Africa Famine: £40m Appeal To Stop Starvation

Save The Children has launched an emergency appeal for £40m to help prevent a famine which threatens millions in East Africa after the worst droughts in 60 years.

A combination of failed rains and soaring global food prices has left nearly nine million people across Ethiopia, Kenya and Somalia facing starvation.

Aid workers have warned of hungry families trekking for days to reach already-overcrowded refugee camps - and with no rain due until September, the unfolding crisis is still expected to get worse.

Ali, a young Somali mother, who walked for 16 days to reach a refugee camp in Dadaab, Kenya, with her husband and five children, told the charity how violence and drought forced her form her village.

"We did not bring anything with us, so we have nothing.

"In our village the drought killed animals and it had started to kill people. There was a lot of hunger. No one had anything spare for us."

Fatuma, a community leader in the Dadaab camp said: "People die on the way to reach Dadaab. If they do arrive, their legs have swollen, split.

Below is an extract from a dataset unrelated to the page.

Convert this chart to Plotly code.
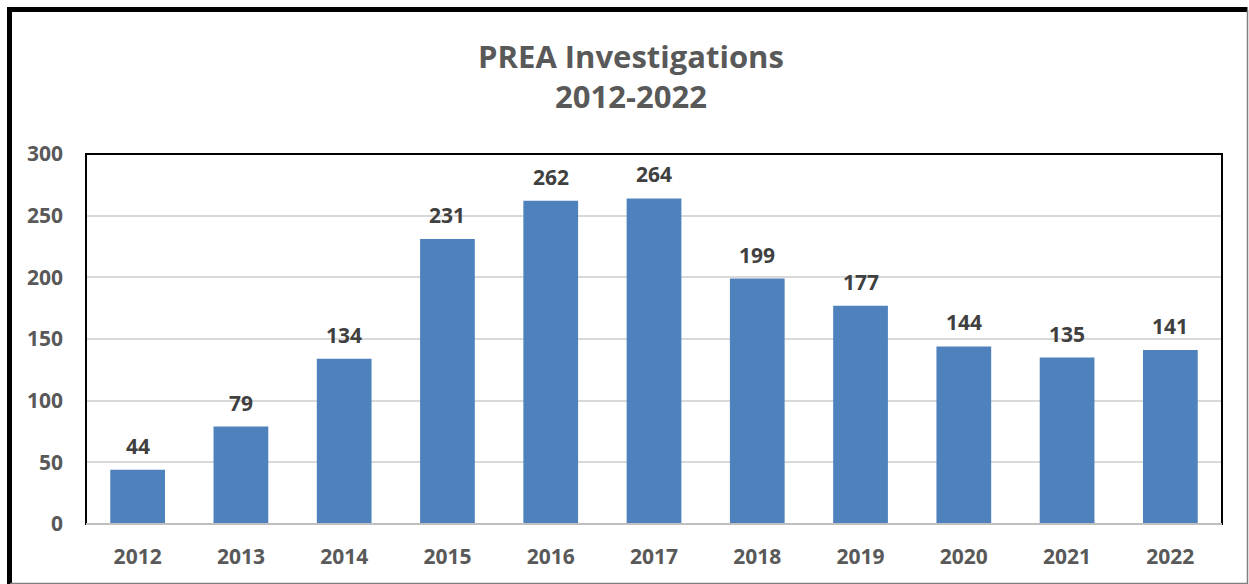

"There is no space in these camps and people often wait for days to be registered. And still this is better than living in Somalia, with the drought and the war."

Another mother, also called Fatuma, spent a month and a half walking with her four children to reach the camp, in constant fear of attacks by bandits.

She told Save the Children : "I left my husband in Somalia. I do not know if I will see him again. I am worried for him. The war in Somalia is very bad for families. The drought as well is just too much. We cannot cope."

The Dadaab camp was originally built for 90,000 people but the population has risen to 350,000, leading to violence and exploitation among the inhabitants.

Children who arrive unaccompanied are particularly at risk of violence and abuse, with trafficking and the recruitment of youth into armed forces also a problem.

Save the Children tries to trace family members for the lone youngsters, or places them with suitable foster parents from the same clan.

Hassain, 16, travelled alone with his two-year-old sister to reach the camp where the charity has helped him locate his Aunt Abi, with whom he now lives.

The teenager explained: "My father sold everything he had to buy me a seat on a minibus. I strapped my sister, Sareye, to my back and climbed on. It took six days to cross.

"I was very scared the whole way here. I was scared for myself and for Sareye. She is only two years old."

Matt Croucher, Save The Children's regional emergency manager for East Africa, said: "We can stop this tragedy unfolding, but we only have half the money we need. We urgently need to raise the rest so we can save more children's lives."

More than a quarter of children in the worst-hit parts of Kenya are now dangerously malnourished, and in Somalia malnutrition rates have reached 30% in some areas.